De Bataafse Republiek

Willem V keert terug

Op 20 september 1787 keerde Willem V vanuit Nijmegen terug naar Den Haag om het land weer als stadhouder te regeren. Op weg naar de hofstad kwam hij door Voorburg. Zijn aanhangers zongen hem toe. De blijdschap van de Oranjegezinden was niet verwonderlijk. Met de terugkeer van Stadhouder Willem V had de Oranjepartij het immers weer voor het zeggen in Holland. De door hen zo gehate Patriotten werden uit de regering gezet. Een deel van hen vluchtte naar Frankrijk.

Nieuwe ideeën

Twee jaar later, in 1789, brak in Frankrijk de Franse Revolutie uit. Het Franse volk onthoofde de koning en zijn regenten. Voortaan bestuurden zíj het land, als volksvertegenwoordigers. De Fransen vonden dat ook in de buurlanden de macht naar het volk moest gaan. In 1793 trokken ze de Republiek der Verenigde Provinciën binnen, samen met de eerder naar Frankrijk uitgeweken Nederlandse Patriotten. In 1795 vluchtte Willem V naar Engeland.

Feest

Nederland heette nu de 'Bataafse Republiek' en het land en de steden zouden bestuurd worden door échte vertegenwoordigers van het volk. Dat gold ook voor Veur, Stompwijk en Voorburg.

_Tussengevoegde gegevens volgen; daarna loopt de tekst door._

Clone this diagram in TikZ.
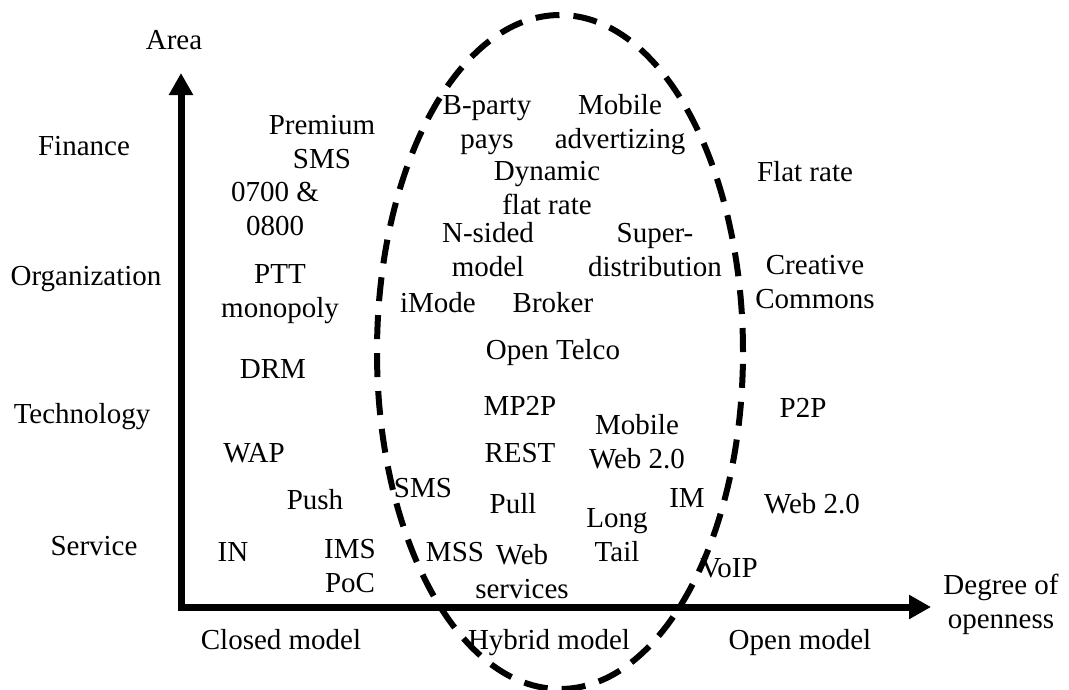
\documentclass[tikz,border=0pt]{standalone}
\usepackage{fontspec}
\setmainfont{Liberation Serif}
\usetikzlibrary{arrows.meta}

\begin{document}
\begin{tikzpicture}[
  x=1pt, y=-1pt,
  % labels are placed by the baseline of their last line
  lbl/.style={anchor=base, align=center, inner sep=0pt,
              font=\fontsize{29}{34}\selectfont},
  axis/.style={line width=7pt, line join=miter,
               {Triangle[length=22pt,width=23pt]}-{Triangle[length=22pt,width=23pt]}},
  hybridzone/.style={line width=6pt, dash pattern=on 24pt off 14pt}
]
\useasboundingbox (0,0) rectangle (1069,689);

% axes
\coordinate (ytip)   at (181,73);
\coordinate (origin) at (181,607);
\coordinate (xtip)   at (931,607);
\draw[axis] (ytip) -- (origin) -- (xtip);

% dashed region of the hybrid model
\draw[hybridzone] (560,352) ellipse [x radius=183pt, y radius=337pt];

% axis titles
\node[lbl] (area)   at (174,49)  {Area};
\node[lbl] (degree) at (1001,628) {Degree of\\openness};

% areas on the vertical axis
\node[lbl] (fin)  at (84,155)  {Finance};
\node[lbl] (org)  at (86,285)  {Organization};
\node[lbl] (tech) at (82,423)  {Technology};
\node[lbl] (serv) at (94,555)  {Service};

% models on the horizontal axis
\node[lbl] (closed) at (281,649) {Closed model};
\node[lbl] (hybrid) at (549,649) {Hybrid model};
\node[lbl] (open)   at (800,649) {Open model};

% closed model
\node[lbl] (premsms) at (322,168) {Premium\\SMS};
\node[lbl] (numbers) at (275,235) {0700 \&\\0800};
\node[lbl] (ptt)     at (280,317) {PTT\\monopoly};
\node[lbl] (drm)     at (273,378) {DRM};
\node[lbl] (wap)     at (254,462) {WAP};
\node[lbl] (push)    at (315,509) {Push};
\node[lbl] (in)      at (233,561) {IN};
\node[lbl] (imspoc)  at (350,592) {IMS\\PoC};

% hybrid model
\node[lbl] (bparty)  at (487,148) {B-party\\pays};
\node[lbl] (mobadv)  at (620,148) {Mobile\\advertizing};
\node[lbl] (dynflat) at (547,214) {Dynamic\\flat rate};
\node[lbl] (nsided)  at (488,276) {N-sided\\model};
\node[lbl] (superd)  at (655,276) {Super-\\distribution};
\node[lbl] (imode)   at (438,312) {iMode};
\node[lbl] (broker)  at (553,312) {Broker};
\node[lbl] (telco)   at (553,359) {Open Telco};
\node[lbl] (mp2p)    at (520,415) {MP2P};
\node[lbl] (rest)    at (520,462) {REST};
\node[lbl] (mobweb)  at (637,468) {Mobile\\Web 2.0};
\node[lbl] (sms)     at (423,497) {SMS};
\node[lbl] (pull)    at (513,513) {Pull};
\node[lbl] (im)      at (687,507) {IM};
\node[lbl] (longt)   at (617,561) {Long\\Tail};
\node[lbl] (mss)     at (455,561) {MSS};
\node[lbl] (websvc)  at (522,598) {Web\\services};
\node[lbl] (voip)    at (729,577) {VoIP};

% open model
\node[lbl] (flat)    at (805,181) {Flat rate};
\node[lbl] (cc)      at (815,308) {Creative\\Commons};
\node[lbl] (p2p)     at (803,417) {P2P};
\node[lbl] (web2)    at (812,513) {Web 2.0};
\end{tikzpicture}
\end{document}
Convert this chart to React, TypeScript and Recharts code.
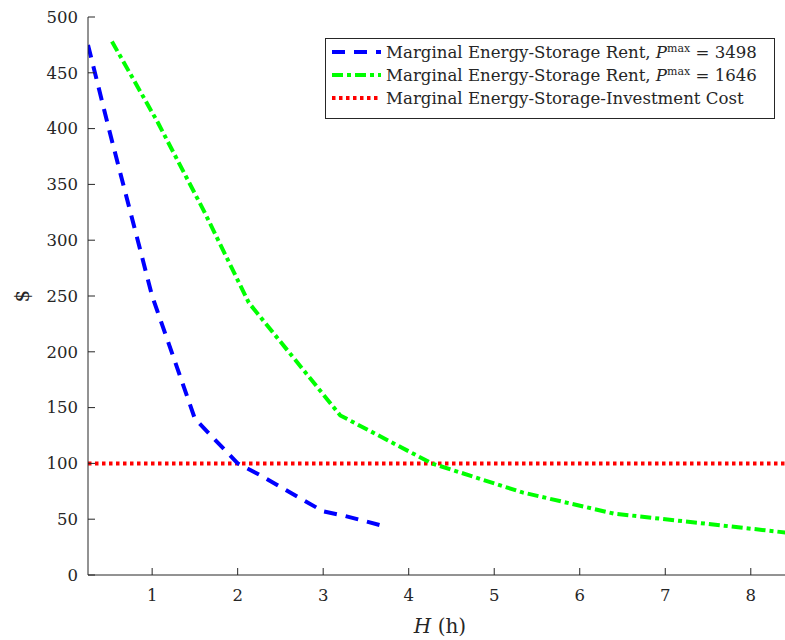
import { LineChart, Line, XAxis, YAxis, Legend } from "recharts";

// H (hours) and marginal rent values
const hBlue = [0.25, 0.5, 0.75, 1, 1.25, 1.5, 1.75, 2, 2.25, 2.5, 2.75, 3, 3.25, 3.5, 3.75];
const rentBlue = [475, 398, 324, 250, 195, 140, 120, 100, 90, 79, 68, 57, 53, 48, 43];

const hGreen = [0.53, 1.07, 1.6, 2.13, 2.67, 3.2, 4.27, 5.33, 6.4, 7.47, 8.53];
const rentGreen = [478, 405, 327, 244, 193, 143, 100, 74, 55, 46, 37];

const hCost = [0.25, 8.4];
const investCost = [100, 100];

const xTicks = [1, 2, 3, 4, 5, 6, 7, 8];
const yTicks = [0, 50, 100, 150, 200, 250, 300, 350, 400, 450, 500];

const blueData = hBlue.map((h, i) => ({ h, v: rentBlue[i] }));
const greenData = hGreen.map((h, i) => ({ h, v: rentGreen[i] }));
const costData = hCost.map((h, i) => ({ h, v: investCost[i] }));

const FONT = "'DejaVu Serif', 'Liberation Serif', serif";
const AXIS = "#262626";

const BLUE_DASH = "13 9";
const GREEN_DASH = "11 4 4 4";
const RED_DASH = "3.5 3.5";

function Pmax({ value }: { value: string }) {
  return (
    <>
      Marginal Energy-Storage Rent, <tspan fontStyle="italic">P</tspan>
      <tspan fontSize={11} dy={-6}>max</tspan>
      <tspan dy={6}> = {value}</tspan>
    </>
  );
}

function LegendBox() {
  const rows = [
    { color: "#0000ff", dash: BLUE_DASH, label: <Pmax value="3498" /> },
    { color: "#00ff00", dash: GREEN_DASH, label: <Pmax value="1646" /> },
    { color: "#ff0000", dash: RED_DASH, label: <>Marginal Energy-Storage-Investment Cost</> },
  ];
  return (
    <svg width={450} height={81} style={{ display: "block" }}>
      <rect x={0.5} y={0.5} width={449} height={80} fill="#fff" stroke={AXIS} strokeWidth={1} />
      {rows.map((r, i) => (
        <g key={i}>
          <line
            x1={7}
            x2={56}
            y1={14 + i * 23}
            y2={14 + i * 23}
            stroke={r.color}
            strokeWidth={4}
            strokeDasharray={r.dash}
          />
          <text x={61} y={20 + i * 23} fontFamily={FONT} fontSize={16.6} fill={AXIS}>
            {r.label}
          </text>
        </g>
      ))}
    </svg>
  );
}

export default function App() {
  return (
    <div style={{ position: "absolute", left: 0, top: 0, width: 785, height: 640, background: "#fff" }}>
      <LineChart
        width={785}
        height={640}
        margin={{ top: 17, right: 0, bottom: 0, left: 0 }}
      >
        <XAxis
          dataKey="h"
          type="number"
          domain={[0.25, 8.4]}
          ticks={xTicks}
          allowDataOverflow
          height={65}
          tickSize={-7}
          tickMargin={21}
          stroke={AXIS}
          tick={{ fill: AXIS, fontSize: 16.5, fontFamily: FONT }}
          label={{
            content: () => (
              <text x={440} y={633} textAnchor="middle" fontFamily={FONT} fontSize={20} fill={AXIS}>
                <tspan fontStyle="italic">H</tspan> (h)
              </text>
            ),
          }}
        />
        <YAxis
          dataKey="v"
          type="number"
          domain={[0, 500]}
          ticks={yTicks}
          allowDataOverflow
          width={88}
          tickSize={-7}
          tickMargin={17}
          stroke={AXIS}
          tick={{ fill: AXIS, fontSize: 16.5, fontFamily: FONT }}
          label={{
            content: () => (
              <text
                x={22}
                y={296}
                transform="rotate(-90 22 296)"
                textAnchor="middle"
                dominantBaseline="central"
                fontFamily={FONT}
                fontSize={20}
                fill={AXIS}
              >
                $
              </text>
            ),
          }}
        />
        <Legend
          layout="horizontal"
          verticalAlign="middle"
          wrapperStyle={{ position: "absolute", top: 38, left: 325, width: 450, height: 81 }}
          content={() => <LegendBox />}
        />
        <Line
          data={costData}
          dataKey="v"
          stroke="#ff0000"
          strokeWidth={4}
          strokeDasharray={RED_DASH}
          dot={false}
          activeDot={false}
          isAnimationActive={false}
        />
        <Line
          data={blueData}
          dataKey="v"
          stroke="#0000ff"
          strokeWidth={4}
          strokeDasharray={BLUE_DASH}
          dot={false}
          activeDot={false}
          isAnimationActive={false}
        />
        <Line
          data={greenData}
          dataKey="v"
          stroke="#00ff00"
          strokeWidth={4}
          strokeDasharray={GREEN_DASH}
          dot={false}
          activeDot={false}
          isAnimationActive={false}
        />
      </LineChart>
    </div>
  );
}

In Veur en Stompwijk werd een 'comité revolutionair' samengesteld onder leiding van de Patriot Johannes Anthony Prijn. Het nieuwe tijdperk werd met een feestje gevierd. Het was de bedoeling de Franse soldaten, de Stompwijkers en de Veurenaren met behulp van flink wat wijn te laten verbroederen. In Voorburg mocht de eerder gevluchte patriottenleider Johannes van Steensel het bestuur samenstellen.

Vrijheidsboom

Als teken voor de nieuwe Vrijheid, Gelijkheid en Broederschap werd in Voorburg op 28 januari 1795 een symbolische vrijheidsboom geplant, versierd met rode, witte en blauwe linten en een blikken muts. Ook op het Sluisplein van Stompwijk kwam zo'n exemplaar te staan. Het had nogal wat moeite gekost iemand een boom te ontfutselen. Ook het graven van een gat in de bevroren grond was nogal problematisch. In juni was de vrijheidsboom al dood.

Hoge kosten

De nieuwe, bevrijde Bataafse Republiek bleek niet alleen maar ideaal. Hij kostte vooral geld. De Fransen wilden namelijk flink wat terugzien voor hun hulp bij het afzetten van de 'tiran' Willem V. Ze dienden een rekening in van honderd miljoen gulden en eisten Maastricht, Venlo en Zeeuws-Vlaanderen op.

Ook moesten er 25.000 Franse militairen in ons land gevoed, gekleed en gehuisvest worden. Veel gezinnen in het huidige Leidschendam en Voorburg kregen een of meerdere soldaten opgedrongen. Het enthousiasme over de bevrijders zakte daarmee naar het nulpunt.

De dierentuin

De Fransen ontnamen Voorburg ook nog de dierentuin. Willem V had op zijn Voorburgse buiten De Loo jarenlang bijzondere dieren verzameld. Zo had hij een orang oetan, pelikanen, kraanvogels en Kaapse zwijnen. Veel van de beesten waren meegebracht door schepen van de VOC en de WIC. Zo ook twee olifanten. Zij heetten Hans en Parkie en werden regelmatig uitgelaten in de straten van Voorburg. De Fransen voerden hen echter mee als oorlogsbuit naar Parijs. De vogels eindigden aan het Franse braadspit.